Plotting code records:
_ _ _ _ _
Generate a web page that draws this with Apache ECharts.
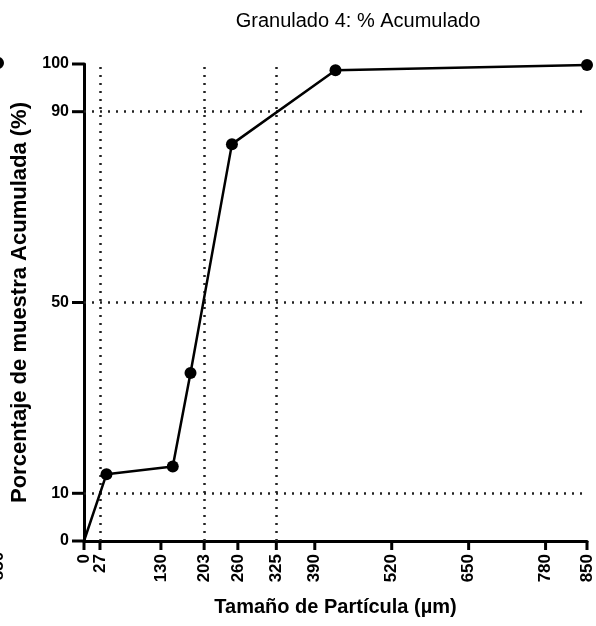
<!DOCTYPE html>
<html>
<head>
<meta charset="utf-8">
<script src="https://cdn.jsdelivr.net/npm/echarts@6/dist/echarts.min.js"></script>
<style>
html,body{margin:0;padding:0;background:#fff;}
#chart{width:596px;height:626px;}
</style>
</head>
<body>
<div id="chart"></div>
<script>
// Data
const sizes = [0, 38, 150, 180, 250, 425, 850];          // µm
const cumulative = [0, 14.0, 15.6, 35.2, 83.2, 98.7, 99.8]; // %
const xTicks = [0, 27, 130, 203, 260, 325, 390, 520, 650, 780, 850];
const yTicks = [0, 10, 50, 90, 100];
const refX = [27, 203, 325];   // d10, d50, d90
const refY = [10, 50, 90];

const FONT = 'Liberation Sans, Arial, sans-serif';
const chart = echarts.init(document.getElementById('chart'));

const markData = [];
refX.forEach(v => markData.push([{coord: [v, 0]}, {coord: [v, 100]}]));
refY.forEach(v => markData.push([{coord: [0, v]}, {coord: [850, v]}]));

// split labels over two overlaid axes so close labels (0 and 27) are both shown
const xLabelsA = xTicks.filter((v, i) => i !== 1);
const xLabelsB = xTicks.filter((v, i) => i === 1);
const xLabelStyle = {rotate: 90, margin: 13, fontFamily: FONT, fontSize: 17, fontWeight: 'bold', color: '#000',
                     hideOverlap: false, showMinLabel: true, showMaxLabel: true};

chart.setOption({
  animation: false,
  backgroundColor: '#fff',
  title: {
    text: 'Granulado 4: % Acumulado',
    left: 353, top: 6, textAlign: 'center',
    textStyle: {fontFamily: FONT, fontSize: 20, fontWeight: 'normal', color: '#000'}
  },
  grid: {left: 84, top: 64, width: 503, height: 477, containLabel: false},
  xAxis: [{
    type: 'value', min: 0, max: 850, position: 'bottom',
    name: 'Tamaño de Partícula (µm)', nameLocation: 'middle', nameGap: 56,
    nameTextStyle: {fontFamily: FONT, fontSize: 20, fontWeight: 'bold', color: '#000'},
    axisLine: {show: true, lineStyle: {color: '#000', width: 3}},
    axisTick: {show: false},
    axisLabel: Object.assign({customValues: xLabelsA}, xLabelStyle),
    splitLine: {show: false}
  }, {
    type: 'value', min: 0, max: 850, position: 'bottom', offset: 0,
    axisLine: {show: false},
    axisTick: {show: false},
    axisLabel: Object.assign({customValues: xLabelsB}, xLabelStyle),
    splitLine: {show: false}
  }],
  yAxis: {
    type: 'value', min: 0, max: 100,
    name: 'Porcentaje de muestra Acumulada (%)', nameLocation: 'middle', nameGap: 51,
    nameTextStyle: {fontFamily: FONT, fontSize: 22, fontWeight: 'bold', color: '#000'},
    axisLine: {show: true, lineStyle: {color: '#000', width: 3}},
    axisTick: {show: false},
    axisLabel: {margin: 15, fontFamily: FONT, fontSize: 16, fontWeight: 'bold', color: '#000',
                customValues: yTicks, hideOverlap: false, showMinLabel: true, showMaxLabel: true},
    splitLine: {show: false}
  },
  series: [{
    type: 'line',
    xAxisIndex: 0,
    data: sizes.map((s, i) => [s, cumulative[i]]),
    symbol: 'circle',
    symbolSize: (v, p) => p.dataIndex === 0 ? 0 : 12,
    lineStyle: {color: '#000', width: 2.5},
    itemStyle: {color: '#000'},
    clip: false,
    z: 5,
    markLine: {
      silent: true, symbol: 'none', label: {show: false},
      lineStyle: {color: '#222', width: 2.5, type: [2, 6]},
      data: markData
    }
  }]
});

// Tick marks placed through the library's own scale
const origin = chart.convertToPixel({xAxisIndex: 0, yAxisIndex: 0}, [0, 0]);
const ticks = [];
xTicks.forEach(v => {
  const p = chart.convertToPixel({xAxisIndex: 0, yAxisIndex: 0}, [v, 0]);
  ticks.push({type: 'line', shape: {x1: p[0], y1: origin[1], x2: p[0], y2: origin[1] + 9},
              style: {stroke: '#000', lineWidth: 3}, z: 10});
});
yTicks.forEach(v => {
  const p = chart.convertToPixel({xAxisIndex: 0, yAxisIndex: 0}, [0, v]);
  ticks.push({type: 'line', shape: {x1: origin[0] - 12, y1: p[1], x2: origin[0], y2: p[1]},
              style: {stroke: '#000', lineWidth: 3}, z: 10});
});
ticks.push({type: 'circle', shape: {cx: -2, cy: 63, r: 6}, style: {fill: '#000'}});
ticks.push({type: 'text', x: -2, y: 566, rotation: Math.PI / 2,
  style: {text: '850', fontFamily: FONT, fontSize: 17, fontWeight: 'bold', fill: '#000', align: 'center', verticalAlign: 'middle'}});
chart.setOption({graphic: ticks});
</script>
</body>
</html>
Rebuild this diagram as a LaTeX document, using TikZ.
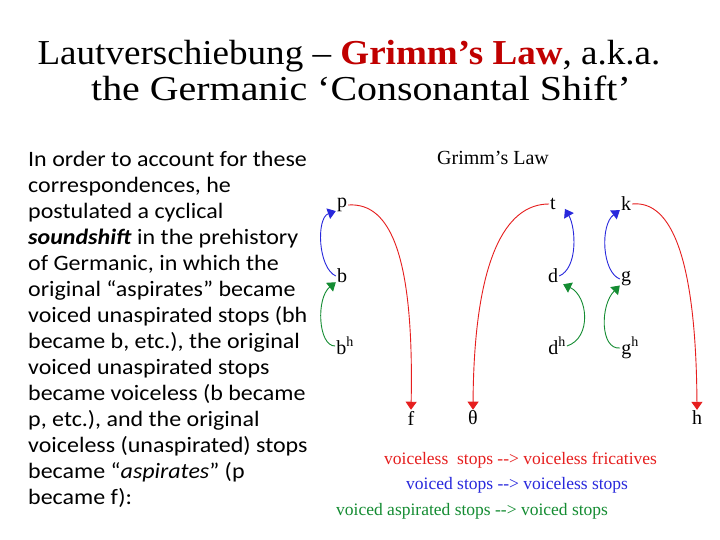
\documentclass[tikz,border=0pt]{standalone}
\usepackage{fontspec}
\setmainfont{Liberation Serif}
\newfontfamily\bodyfont[FakeStretch=1.09]{Carlito}
\newfontfamily\titlefonta[FakeStretch=1.06]{Liberation Serif}
\newfontfamily\titlefontb[FakeStretch=1.14]{Liberation Serif}
\usetikzlibrary{arrows.meta}
\definecolor{titlered}{RGB}{192,0,0}
\definecolor{arrred}{RGB}{230,30,30}
\definecolor{arrblue}{RGB}{40,40,220}
\definecolor{arrgreen}{RGB}{20,140,50}
\tikzset{
  letter/.style={inner sep=1pt, font=\fontsize{20}{24}\selectfont},
  legend/.style={anchor=west, inner sep=0pt, font=\fontsize{17.5}{20}\selectfont},
  titleline/.style={anchor=base, inner sep=0pt},
  shiftarr/.style={-{Triangle[length=8pt,width=11pt]}, line width=0.9pt},
  redarr/.style={shiftarr, draw=arrred},
  bluearr/.style={shiftarr, draw=arrblue},
  greenarr/.style={shiftarr, draw=arrgreen}
}
\begin{document}
\begin{tikzpicture}[x=1pt,y=-1pt]
\useasboundingbox (0,0) rectangle (720,540);
\fill[white] (0,0) rectangle (720,540);
% title
\node[titleline, font=\titlefonta\fontsize{35}{40}\selectfont] (title1) at (349,65)
  {Lautverschiebung – \textcolor{titlered}{\textbf{Grimm’s Law}}, a.k.a.};
\node[titleline, font=\titlefontb\fontsize{35}{40}\selectfont] (title2) at (361,101)
  {the Germanic ‘Consonantal Shift’};
% body text
\node[anchor=north west, inner sep=0pt, align=left, font=\bodyfont\fontsize{22}{26}\selectfont] (body) at (28,151)
  {In order to account for these\\
   correspondences, he\\
   postulated a cyclical\\
   \textbf{\textit{soundshift}} in the prehistory\\
   of Germanic, in which the\\
   original “aspirates” became\\
   voiced unaspirated stops (bh\\
   became b, etc.), the original\\
   voiced unaspirated stops\\
   became voiceless (b became\\
   p, etc.), and the original\\
   voiceless (unaspirated) stops\\
   became “\textit{aspirates}” (p\\
   became f):};
% diagram
\node[inner sep=0pt, font=\fontsize{20}{24}\selectfont] (glaw) at (493,158) {Grimm's Law};
\node[letter] (p) at (342,205) {p};
\node[letter] (b) at (342,276) {b};
\node[letter] (bh) at (345,346) {b\textsuperscript{h}};
\node[letter] (t) at (553,204) {t};
\node[letter] (d) at (553,276) {d};
\node[letter] (dh) at (557,346) {d\textsuperscript{h}};
\node[letter] (k) at (626,204) {k};
\node[letter] (g) at (626,279) {g};
\node[letter] (gh) at (630,348) {g\textsuperscript{h}};
\node[letter] (f) at (411,418) {f};
\node[letter] (th) at (473,418) {θ};
\node[letter] (h) at (697,418) {h};
% red arrows
\draw[redarr] (p.east) .. controls (392,202) and (414,260) .. (f.north);
\draw[redarr] (t.west) .. controls (505,204) and (474,260) .. (th.north);
\draw[redarr] (k.east) .. controls (672,200) and (696,260) .. (h.north);
% blue arrows
\draw[bluearr] (b.west) .. controls (318,268) and (316,218) .. ([yshift=2pt]p.south west);
\draw[bluearr] (d.east) .. controls (578,268) and (576,228) .. ([xshift=8pt,yshift=2pt]t.south east);
\draw[bluearr] (g.west) .. controls (602,272) and (600,225) .. ([yshift=2pt]k.south west);
% green arrows
\draw[greenarr] (bh.west) .. controls (318,346) and (316,298) .. ([yshift=2pt]b.south west);
\draw[greenarr] (dh.east) .. controls (592,338) and (588,296) .. ([xshift=4pt]d.south east);
\draw[greenarr] (gh.west) .. controls (600,350) and (600,305) .. ([yshift=2pt]g.south west);
% legend
\node[legend, text=arrred] (l1) at (384,460) {voiceless\ \ stops -{}-> voiceless fricatives};
\node[legend, text=arrblue] (l2) at (406,485) {voiced stops -{}-> voiceless stops};
\node[legend, text=arrgreen] (l3) at (336,511) {voiced aspirated stops -{}-> voiced stops};
\end{tikzpicture}
\end{document}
_ _ _ _ _
Look through the entries above; copy each line where the string "this" appears.

Generate a web page that draws this with Apache ECharts.
Rebuild this diagram as a LaTeX document, using TikZ.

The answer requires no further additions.